In a court filing earlier this year, attorneys for the White House said the Mexican Foreign Affairs Ministry will not "accept MPP enrollees" without "certain improvements to the program," such as not allowing sick migrants back into the country. An Oct. 14 statement from the Department of Homeland Security said that Mexico "must make an independent decision to accept the return of individuals without status in Mexico as part of any reimplementation of MPP."
Negotiations between the United States and Mexico are in a preliminary stage and Biden appears uninterested in mimicking the heavy-handed tactics of his predecessor. Rather than prioritize enforcement, the White House has emphasized it believes in addressing so-called root causes of migration, such as geopolitical instability and a lack of economic opportunities in Latin America.
Former president Donald Trump faced similar obstacles with Mexico after announcing the policy in December 2018, following a rise in apprehensions on the southwest border. After its formal implementation in January of the following year, U.S. courts temporarily stopped it from going into effect, and Mexico refused to cooperate with a policy it chalked up to doing the "dirty work" of the United States.
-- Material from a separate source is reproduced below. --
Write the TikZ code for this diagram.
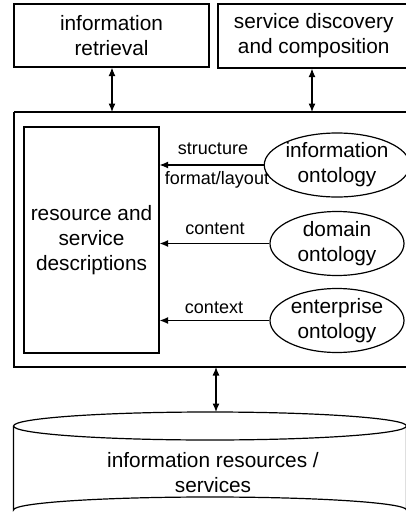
\documentclass[tikz,border=0pt]{standalone}
\usepackage{fontspec}
\setmainfont{Liberation Sans}
\usetikzlibrary{arrows.meta,shapes.geometric}
\begin{document}
\begin{tikzpicture}[x=1pt,y=-1pt,
  line width=1.2pt,
  main/.style={font=\fontsize{20.8}{25}\selectfont, align=center},
  lbl/.style={font=\fontsize{18}{21}\selectfont, inner sep=1pt},
  boxn/.style={draw, main, inner sep=0pt},
  onto/.style={draw, ellipse, main, inner sep=0pt, minimum width=134pt, minimum height=64pt},
  arr/.style={-{Latex[length=8.5pt,width=7pt]}},
  darr/.style={{Latex[length=8.5pt,width=7pt]}-{Latex[length=8.5pt,width=7pt]}}]
\useasboundingbox (0,0) rectangle (406,522);
\begin{scope}
\clip (0,0) rectangle (406,522);
% top boxes
\node[boxn, minimum width=195pt, minimum height=63pt] (ir) at (111.5,35.5) {information\\retrieval};
\node[draw, minimum width=190pt, minimum height=64pt, inner sep=0pt] (sd) at (313,36) {};
\node[main, anchor=west] (sdt) at (230,36) {service discovery\\and composition};
% big box
\draw (14,112) -- (420,112);
\draw (14,112) -- (14,367) -- (420,367);
\coordinate (bt1) at (112,112);
\coordinate (bt2) at (312,112);
\coordinate (bb) at (216,367);
% inner rect
\node[boxn, minimum width=135pt, minimum height=226pt] (rsd) at (91.5,240) {resource and\\service\\descriptions};
% ellipses
\node[onto] (io) at (337,165) {information\\ontology};
\node[onto] (do) at (337,243.5) {domain\\ontology};
\node[onto] (eo) at (337,320.5) {enterprise\\ontology};
% connectors
\draw[darr] (ir.south -| bt1) -- (bt1);
\draw[darr] (sd.south -| bt2) -- (bt2);
\draw[arr] (io.west) -- (io.west -| rsd.east);
\draw[arr] (do.west) -- (do.west -| rsd.east);
\draw[arr] (eo.west) -- (eo.west -| rsd.east);
\node[lbl] at (213,149) {structure};
\node[lbl] at (217,180) {format/layout};
\node[lbl] at (215,229) {content};
\node[lbl] at (214,308) {context};
% cylinder
\coordinate (cyl) at (216,412);
\draw (13.5,426) -- (13.5,510) arc[start angle=180,end angle=360,x radius=196.5,y radius=13] -- (406.5,426);
\draw (210,426) ellipse[x radius=196.5,y radius=14];
\node[main] (irs) at (213,473) {information resources /\\services};
\draw[darr] (bb) -- (cyl);
\end{scope}
\end{tikzpicture}
\end{document}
In May, border apprehensions spiked to their highest level in 13 years.
Not until Trump threatened Mexico with tariffs did the countries reach a diplomatic agreement in June 2019. In exchange for dropping the proposed charges on Mexican-made goods and expediting the processing of migrants, Mexican president Andrés Manuel López Obrador agreed to an expansion of MPP across the shared border.
"Part of the significant reason why Mexico agreed to cooperate [with Trump] was the threat of tariffs," Mark Morgan, the former acting commissioner of Customs and Border Protection, told the Free Beacon. "The fine print [of the Biden administration’s statement] says, ‘as long as Mexico agrees,’ right? They're putting it back on a foreign nation to secure our borders and enforce our immigration laws."
According to a report from the Migration Policy Institute, the effects of the deal were profound, with migration through Mexico dropping dramatically. The Mexican government was compelled to stop migrants as it had to take care of those waiting for their court dates in the United States or else be subjected to crippling economic sanctions.
By September 2019, Obrador had deployed about 25,000 National Guard troops to assist with controlling the flow of migrants, a "substantial shift," according to MPI, in Mexico’s approach to the problem.
"When it came time to review progress made under the agreement at the 90-day mark, both governments applauded the significant reduction in irregular migration, easing tensions in the bilateral relationship," the June 2020 MPI report reads.
Border arrests reached an all-time high in the 2021 fiscal year, according to data released by Customs and Border Protection. The number of illegal aliens who successfully crossed into the United States undetected remains unknown. A 2018 model developed by three professors at Yale University has estimated that only 50 percent of illegal immigrants are caught by authorities at the border.
Following his victory in the 2020 election, Biden pledged to roll back the nation's immigration policies and loosen asylum restrictions. He argued more liberal policies would actually lead to a drop in migrants at the border.
"The last thing we need is to say we’re going to stop immediately the access to asylum, the way it’s being run now, and then end up with two million people on our border," Biden said.
In March, Biden tasked Vice President Kamala Harris with solving the migration crisis, though her office has rarely commented whether her approach has resulted in any progress. Customs and Border Protection has apprehended more than 1.7 million migrants along the U.S.-Mexico border since Biden took office. By comparison, border arrests averaged roughly 540,000 a year from 2013 to 2019.